Hicaz Demiryolu ise yerli elemanlarca 1900-1909 yılları arasında 1500 km olarak ve yabancı şirketlere göre yarı yarıya mal olmuştu. Bu hat Türk mühendislerine bir okul olmuştu.
Aynen bunun gibi, ilk motorlu uçağın 1903 yılında ABD’DE, 1910 yılında da İngiltere, Fransa ve Almanya bu işe giriştiğine göre Türkiye bu işe erken başlamış demektir.

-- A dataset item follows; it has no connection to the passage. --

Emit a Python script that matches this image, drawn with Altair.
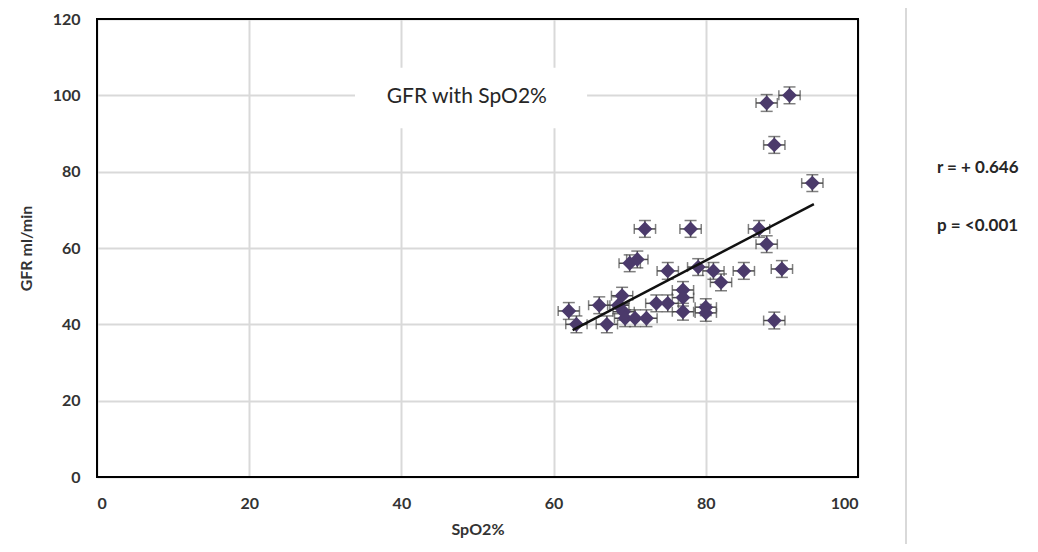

1911 yılında TH Kuvvetleri kurulur. 15 Mart 1925 tarihinde Türk Tayyare Cemiyeti göreve başlar. Ancak bir el bu çalışmayı küçültür, sadece para işine bakar. Cemiyetin milli hassasiyetlere göre imalat işine girmesi gerekirken, sadece gelir kaynaklarını yönetmiştir. 1925-1935 yıllarının havacılık alanında kayıp yıllar olduğunu söylüyor Hürkuş. Vecihi Hürkuş, ilk Türk tipi uçağını Vecihi K-6 tayyaresini inşa etmiştir. Ama Hürkuş hayatı boyunca engellenmiştir. Hürkuş anılarında derki; bir kişi beni ziyarete gelerek isteğim olup olmadını sordu. Ben de bir uçağın yapımına katkı istedim. Bir uçak ne kadar dedi, ve hemen bir uçak bedeli olan 5 bin lirayı takdim etti. Nuri Demirağ bundan sonra uçak fabrikası fikrine girer ve 1936-1942 yılları arasında çalışan uçak fabrikasına da yine Vecihi Hürkuş’tan sonra ikinci milli uçak projesinin sahibi olup, uçak projesi devletçe uygun görülmeyen Selahaddin Alan’ı parasız olarak fabrikasına ortak etmiş ve NU. D.36 ve Nu. D.38 uçaklarının proje ve imalatını gerçekleştirmiştir.
Bu kadar malumatı, Türk sanayisinin 1940 yılından itibaren neden ve nasıl kesintiye uğradığını anlatmak için yazdım. Eğer bu engelleme olmasaydı, Türk uçakları Boing ve diğerleri ile aşık atıyor olacaktı. 1923-1950 arasında yerli uçak üretiminin başlıca alıcısı olan devlet, sanayileşmiş ülkelerin hibelerine evet demiştir. Marshall ve NATO yardımlarının yerli üretimin önündeki en büyük engel olduğu artık görülmelidir.
Yalnız Türkiye değil, gelişmekte olan ülkelere oynanan senaryonun herhangi bir versiyonudur bu.